:: REQUIREMENTS ::
Find each line containing the string "that". Copy it.

%%

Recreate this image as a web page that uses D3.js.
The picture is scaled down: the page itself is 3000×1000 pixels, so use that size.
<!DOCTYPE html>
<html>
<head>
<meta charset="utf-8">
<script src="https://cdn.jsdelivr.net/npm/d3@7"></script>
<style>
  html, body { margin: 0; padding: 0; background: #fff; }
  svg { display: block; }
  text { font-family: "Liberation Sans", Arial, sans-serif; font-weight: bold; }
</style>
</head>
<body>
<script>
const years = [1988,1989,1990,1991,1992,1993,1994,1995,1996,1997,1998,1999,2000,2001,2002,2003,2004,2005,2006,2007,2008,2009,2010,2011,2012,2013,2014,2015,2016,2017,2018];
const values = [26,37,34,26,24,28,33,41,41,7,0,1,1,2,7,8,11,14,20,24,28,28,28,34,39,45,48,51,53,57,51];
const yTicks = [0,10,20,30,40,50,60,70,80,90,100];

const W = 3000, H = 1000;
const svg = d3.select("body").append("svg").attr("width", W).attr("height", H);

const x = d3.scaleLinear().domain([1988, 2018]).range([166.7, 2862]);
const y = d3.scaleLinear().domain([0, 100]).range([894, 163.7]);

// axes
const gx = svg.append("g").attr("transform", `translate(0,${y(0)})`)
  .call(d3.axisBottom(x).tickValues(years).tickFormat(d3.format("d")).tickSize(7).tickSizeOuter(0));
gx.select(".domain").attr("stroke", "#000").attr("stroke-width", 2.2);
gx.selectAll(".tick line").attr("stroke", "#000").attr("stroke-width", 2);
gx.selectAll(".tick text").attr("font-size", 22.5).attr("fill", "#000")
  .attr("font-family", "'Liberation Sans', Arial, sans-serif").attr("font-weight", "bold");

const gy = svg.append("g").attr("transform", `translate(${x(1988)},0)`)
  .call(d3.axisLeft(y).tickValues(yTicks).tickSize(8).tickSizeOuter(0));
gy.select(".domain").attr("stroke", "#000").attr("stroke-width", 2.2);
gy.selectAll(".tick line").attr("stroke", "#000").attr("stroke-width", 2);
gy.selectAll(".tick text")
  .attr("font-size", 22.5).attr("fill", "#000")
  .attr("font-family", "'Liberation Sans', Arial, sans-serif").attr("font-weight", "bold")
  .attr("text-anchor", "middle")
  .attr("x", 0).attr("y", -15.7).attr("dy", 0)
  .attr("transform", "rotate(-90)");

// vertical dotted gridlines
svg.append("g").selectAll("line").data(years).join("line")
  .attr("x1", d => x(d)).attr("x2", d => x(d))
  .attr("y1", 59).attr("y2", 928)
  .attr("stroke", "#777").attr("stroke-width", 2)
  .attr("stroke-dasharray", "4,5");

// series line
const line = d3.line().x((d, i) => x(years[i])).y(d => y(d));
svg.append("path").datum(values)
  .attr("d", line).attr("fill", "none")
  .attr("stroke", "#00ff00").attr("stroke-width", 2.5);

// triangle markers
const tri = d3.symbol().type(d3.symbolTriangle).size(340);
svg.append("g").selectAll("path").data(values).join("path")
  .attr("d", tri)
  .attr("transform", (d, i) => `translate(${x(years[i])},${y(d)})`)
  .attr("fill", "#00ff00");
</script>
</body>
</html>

%%

:: RESPONSE ::
Recreate this image as a web page that uses D3.js.
The picture is scaled down: the page itself is 3000×1000 pixels, so use that size.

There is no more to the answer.